Omar Tate is an American chef, artist, and social activist known for his approach to Black culinary traditions and his efforts to highlight and preserve African American foodways. His work blends food, art, and history, aiming to create a deeper understanding of Black culture through culinary experiences.

==Early life and education==
Omar Tate was born and raised in Philadelphia, Pennsylvania. His upbringing in a predominantly Black community deeply influenced his perspective on food and culture. Tate developed an early interest in cooking, which he pursued further by working in various kitchens and attending culinary school.

==Culinary career==
Tate's culinary journey has been marked by his dedication to exploring and celebrating black culinary traditions. He has worked in several notable restaurants across the United States, gaining experience and honing his skills. However, it was his unique approach to combining food with art and storytelling that set him apart in the culinary world.

==Honeysuckle projects==
In 2017, Tate founded Honeysuckle, a series of pop-up dinners and events that serve as a platform to explore the intersections of food, history, and culture. Honeysuckle aims to reclaim and honor Black culinary traditions, presenting them in innovative and thought-provoking ways.
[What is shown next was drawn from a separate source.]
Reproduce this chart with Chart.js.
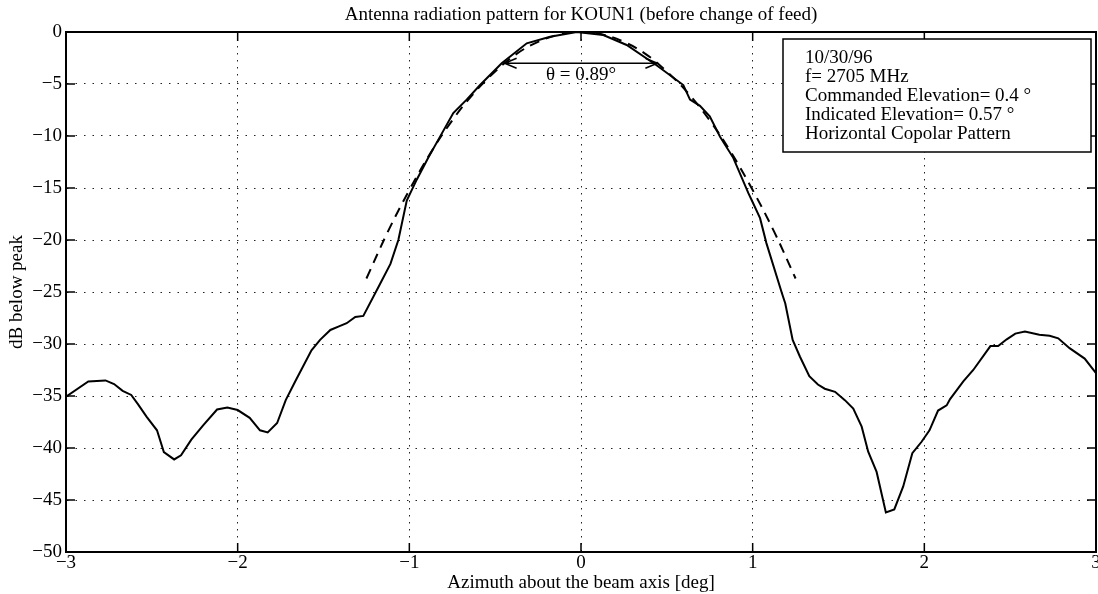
<!DOCTYPE html>
<html>
<head>
<meta charset="utf-8">
<script src="https://cdn.jsdelivr.net/npm/chart.js@4.4.1/dist/chart.umd.min.js"></script>
<style>
  html, body { margin: 0; padding: 0; background: #fff; }
  #wrap { width: 1098px; height: 594px; position: relative; }
</style>
</head>
<body>
<div id="wrap"><canvas id="c" width="1098" height="594"></canvas></div>
<script>
// ---- Data ----
const measuredAz = [-3.00,-2.87,-2.77,-2.72,-2.67,-2.62,-2.58,-2.53,-2.47,-2.43,-2.37,-2.33,-2.27,-2.20,-2.12,-2.06,-2.00,-1.93,-1.87,-1.825,-1.77,-1.72,-1.665,-1.57,-1.52,-1.46,-1.41,-1.365,-1.315,-1.268,-1.17,-1.11,-1.064,-1.015,-0.957,-0.89,-0.821,-0.744,-0.666,-0.588,-0.462,-0.316,-0.18,-0.025,0.13,0.266,0.44,0.596,0.635,0.693,0.75,0.81,0.887,0.975,0.994,1.043,1.08,1.17,1.19,1.233,1.275,1.33,1.38,1.42,1.48,1.537,1.586,1.635,1.673,1.722,1.776,1.825,1.877,1.93,1.984,2.03,2.08,2.13,2.15,2.227,2.285,2.385,2.43,2.48,2.53,2.586,2.67,2.73,2.78,2.846,2.934,3.00];
const measuredDb = [-35.06,-33.6,-33.5,-33.85,-34.5,-34.9,-35.8,-37.0,-38.3,-40.4,-41.1,-40.7,-39.2,-37.8,-36.3,-36.1,-36.35,-37.1,-38.3,-38.5,-37.6,-35.4,-33.6,-30.6,-29.6,-28.65,-28.3,-28.0,-27.4,-27.3,-24.2,-22.3,-20.0,-16.2,-14.2,-12.1,-10.06,-7.8,-6.5,-5.1,-3.0,-1.09,-0.45,0.0,-0.29,-1.25,-3.2,-5.1,-6.5,-7.1,-8.1,-10.07,-12.1,-15.5,-16.15,-17.9,-20.3,-25.1,-26.1,-29.6,-31.2,-33.1,-33.9,-34.3,-34.6,-35.4,-36.2,-37.95,-40.35,-42.3,-46.2,-45.9,-43.7,-40.5,-39.4,-38.3,-36.4,-35.9,-35.3,-33.6,-32.5,-30.2,-30.2,-29.55,-29.0,-28.8,-29.1,-29.2,-29.45,-30.4,-31.4,-32.8];

const fitAz = [-1.25,-1.125,-1.0,-0.875,-0.75,-0.625,-0.5,-0.375,-0.25,-0.125,0,0.125,0.25,0.375,0.5,0.625,0.75,0.875,1.0,1.125,1.25];
const fitDb = [-23.7,-19.2,-15.2,-11.6,-8.5,-5.9,-3.8,-2.1,-0.95,-0.24,0,-0.24,-0.95,-2.1,-3.8,-5.9,-8.5,-11.6,-15.2,-19.2,-23.7];

const beamwidthAz = [-0.445, 0.445];   // -3 dB points
const beamwidthDb = -3;
const beamwidthLabel = 'θ = 0.89°';
const beamwidthLabelDb = -4.1;

const xTicks = [-3,-2,-1,0,1,2,3];
const yTicks = [0,-5,-10,-15,-20,-25,-30,-35,-40,-45,-50];

const titleText = 'Antenna radiation pattern for KOUN1 (before change of feed)';
const xTitle = 'Azimuth about the beam axis [deg]';
const yTitle = 'dB below peak';
const infoLines = ['10/30/96','f= 2705 MHz','Commanded Elevation= 0.4 °','Indicated Elevation= 0.57 °','Horizontal Copolar Pattern'];

// ---- Chart ----
const SERIF = '"Liberation Serif", "DejaVu Serif", serif';
const FS = 19;
const fmt = v => (v < 0 ? '\u2212' + Math.abs(v) : String(v));

const framePlugin = {
  id: 'frame',
  afterDraw(chart) {
    const {ctx, chartArea: a, scales} = chart;
    const xs = scales.x, ys = scales.y;
    ctx.save();
    // box
    ctx.strokeStyle = '#000';
    ctx.lineWidth = 2;
    ctx.setLineDash([]);
    ctx.strokeRect(a.left, a.top, a.right - a.left, a.bottom - a.top);
    // inward ticks
    const tl = 9;
    ctx.lineWidth = 1.5;
    ctx.beginPath();
    xTicks.forEach(v => {
      const px = xs.getPixelForValue(v);
      ctx.moveTo(px, a.bottom); ctx.lineTo(px, a.bottom - tl);
      ctx.moveTo(px, a.top); ctx.lineTo(px, a.top + tl);
    });
    yTicks.forEach(v => {
      const py = ys.getPixelForValue(v);
      ctx.moveTo(a.left, py); ctx.lineTo(a.left + tl, py);
      ctx.moveTo(a.right, py); ctx.lineTo(a.right - tl, py);
    });
    ctx.stroke();

    // beamwidth arrow
    const x1 = xs.getPixelForValue(beamwidthAz[0]);
    const x2 = xs.getPixelForValue(beamwidthAz[1]);
    const yA = ys.getPixelForValue(beamwidthDb);
    ctx.lineWidth = 1.5;
    ctx.beginPath();
    ctx.moveTo(x1, yA); ctx.lineTo(x2, yA);
    ctx.moveTo(x1 + 12, yA - 5); ctx.lineTo(x1, yA); ctx.lineTo(x1 + 12, yA + 5);
    ctx.moveTo(x2 - 12, yA - 5); ctx.lineTo(x2, yA); ctx.lineTo(x2 - 12, yA + 5);
    ctx.stroke();
    ctx.fillStyle = '#000';
    ctx.font = FS + 'px ' + SERIF;
    ctx.textAlign = 'center';
    ctx.textBaseline = 'middle';
    ctx.fillText(beamwidthLabel, xs.getPixelForValue(0), ys.getPixelForValue(beamwidthLabelDb));

    // info box
    const bx = 783, by = 39, bw = 308, bh = 113;
    ctx.fillStyle = '#fff';
    ctx.fillRect(bx, by, bw, bh);
    ctx.strokeStyle = '#000';
    ctx.lineWidth = 1.5;
    ctx.strokeRect(bx, by, bw, bh);
    ctx.fillStyle = '#000';
    ctx.font = FS + 'px ' + SERIF;
    ctx.textAlign = 'left';
    ctx.textBaseline = 'middle';
    infoLines.forEach((t, i) => ctx.fillText(t, 805, 58.5 + i * 19));
    ctx.restore();
  }
};

new Chart(document.getElementById('c'), {
  type: 'line',
  data: {
    datasets: [
      {
        label: 'Measured',
        data: measuredAz.map((x, i) => ({x, y: measuredDb[i]})),
        borderColor: '#000',
        borderWidth: 2,
        pointRadius: 0,
        tension: 0,
        fill: false
      },
      {
        label: 'Fit',
        data: fitAz.map((x, i) => ({x, y: fitDb[i]})),
        borderColor: '#000',
        borderWidth: 2,
        borderDash: [10, 7],
        pointRadius: 0,
        tension: 0.4,
        fill: false
      }
    ]
  },
  options: {
    responsive: false,
    animation: false,
    devicePixelRatio: 1,
    layout: { padding: { left: 0, right: 2, top: 0, bottom: 0 } },
    plugins: {
      legend: { display: false },
      tooltip: { enabled: false },
      title: {
        display: true,
        text: titleText,
        fullSize: false,
        color: '#000',
        font: { family: SERIF, size: FS, weight: 'normal' },
        padding: { top: 3.6, bottom: 5.6 }
      }
    },
    scales: {
      x: {
        type: 'linear',
        min: -3, max: 3,
        afterBuildTicks: s => { s.ticks = xTicks.map(v => ({value: v})); },
        afterFit: s => { s.height = 42; s.paddingLeft = 0; s.paddingRight = 0; },
        ticks: {
          color: '#000', padding: 0, maxRotation: 0, autoSkip: false,
          font: { family: SERIF, size: FS },
          callback: v => fmt(v)
        },
        grid: { color: '#222', lineWidth: 1, drawTicks: false, tickLength: 0 },
        border: { display: true, color: '#000', width: 2, dash: [1.5, 5.5] },
        title: {
          display: true, text: xTitle, color: '#000',
          font: { family: SERIF, size: FS },
          padding: { top: 0, bottom: 0 }
        }
      },
      y: {
        type: 'linear',
        min: -50, max: 0,
        afterBuildTicks: s => { s.ticks = yTicks.map(v => ({value: v})); },
        afterFit: s => { s.width = 66; s.paddingTop = 0; s.paddingBottom = 0; },
        ticks: {
          color: '#000', padding: 4, autoSkip: false,
          font: { family: SERIF, size: FS },
          callback: v => fmt(v)
        },
        grid: { color: '#222', lineWidth: 1, drawTicks: false, tickLength: 0 },
        border: { display: true, color: '#000', width: 2, dash: [1.5, 7] },
        title: {
          display: true, text: yTitle, color: '#000',
          font: { family: SERIF, size: FS },
          padding: { top: 5.6, bottom: 0 }
        }
      }
    }
  },
  plugins: [framePlugin]
});
</script>
</body>
</html>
The pop-ups are more than just dining experiences; they are immersive events that include visual art, music, and storytelling. Through Honeysuckle, Tate addresses themes such as African American history, the impact of the African diaspora, and the role of food in cultural identity.

==Awards and recognition==
Omar Tate's work has garnered significant attention and acclaim. He was named one of Esquire Magazine's Best New Chefs in America in 2020. He was also recognized by TIME Magazine as one of the Next 100 Most Influential People in 2021. His innovative approach and commitment to social justice through food have made him a prominent figure in the culinary world.

==Social impact and advocacy==
Beyond his culinary achievements, Tate is a passionate advocate for social justice and community empowerment. He uses his platform to address issues such as food insecurity, racial inequality, and the importance of preserving Black cultural heritage. His work with Honeysuckle extends beyond pop-ups; it includes initiatives to support and uplift Black communities through food education and access.

In 2021, Tate announced plans to open a community center and market under the Honeysuckle brand in West Philadelphia. This space aims to provide fresh, healthy food options and educational programs to the local community, continuing his mission of using food as a tool for social change.

==Personal life==
Omar Tate is known for his deep connection to his roots and his dedication to family and community.